Understanding data shuffling in Deep Lake's pytorch dataloader
It is important to understand the shuffling methodology in Deep Lake's .pytorch() dataloader because it is not fully random, which in some cases may affect model performance.

How Shuffling Works in Deep Lake's PyTorch DataLoader

The Deep Lake shuffling algorithm is based upon a shuffle buffer that preloads a specified amount of data (in MB) determined by the buffer_size parameter in ds.pytorch(buffer_size = 2048). First, the dataloader randomly selects chunks of from the applicable tensors until the shuffle buffer is full. Next, the indices that are available in shuffle buffer are randomly sampled to construct the batches that are returned by the dataloader. As the data in the shuffle buffer is consumed, new chunks are randomly selected and added to the buffer.

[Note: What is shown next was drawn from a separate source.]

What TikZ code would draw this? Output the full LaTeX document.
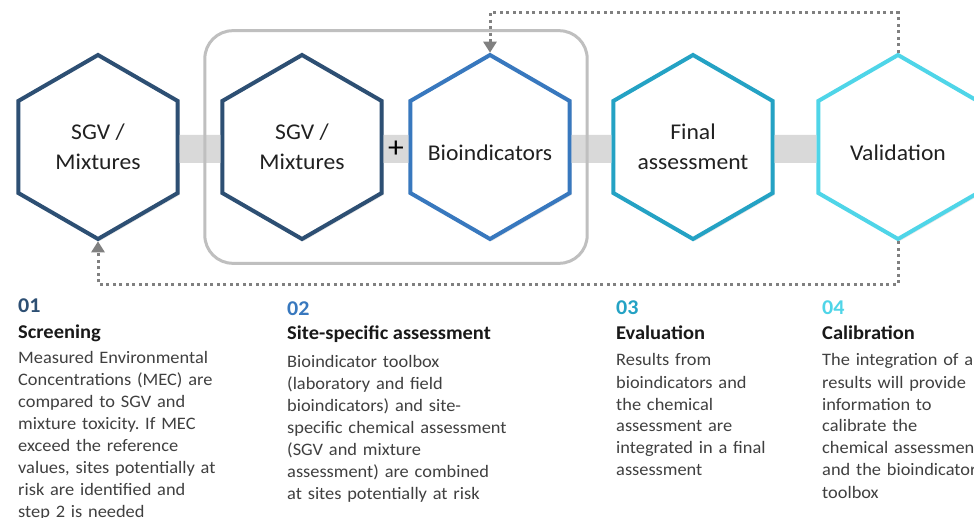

As a consequence, if many chunks in the buffer contain data from the same class, which may occur if data was uploaded in non-random order, the shuffle buffer may contain fewer unique classes than if the samples were chosen fully randomly based on index. The most extreme case of reduced randomness occurs when datasets are much larger than the shuffle buffer, when they have many classes, and when those classes occur in sequence within the dataset indices.
One example dataset is Imagenet, which has 1000 classes, 1.2M images, 140GB of data, and approximately 140 images per 16MB chunk. For the case when the images are uploaded in sequence, the plot below shows how many unique classes are returned by the loader vs the number of images that have been returned in total. It is evident that randomly sampling by index returns many more unique values than the Deep Lake's dataloader.
If this reduced randomness has an impact on model performance in your workflows, the recommended countermeasures are:
  • Store the dataset in a shuffled fashion such that the data does not appear in order by class. This completely mitigates the randomness concerns at the output of the data loader.
  • Store the dataset with a smaller chunk size. This increases randomness because the shuffle buffer selects more discreet chunks before filling up. The current default size is 16MB, and reducing chunk size to 4MB significantly increases randomness (see plot above) with only a modest slowdown in data transfer speed. Reducing chunk size below 4MB is not recommended.
  • Increase the size of the shuffle buffer. This mitigates the randomness concerns but may not completely alleviate them.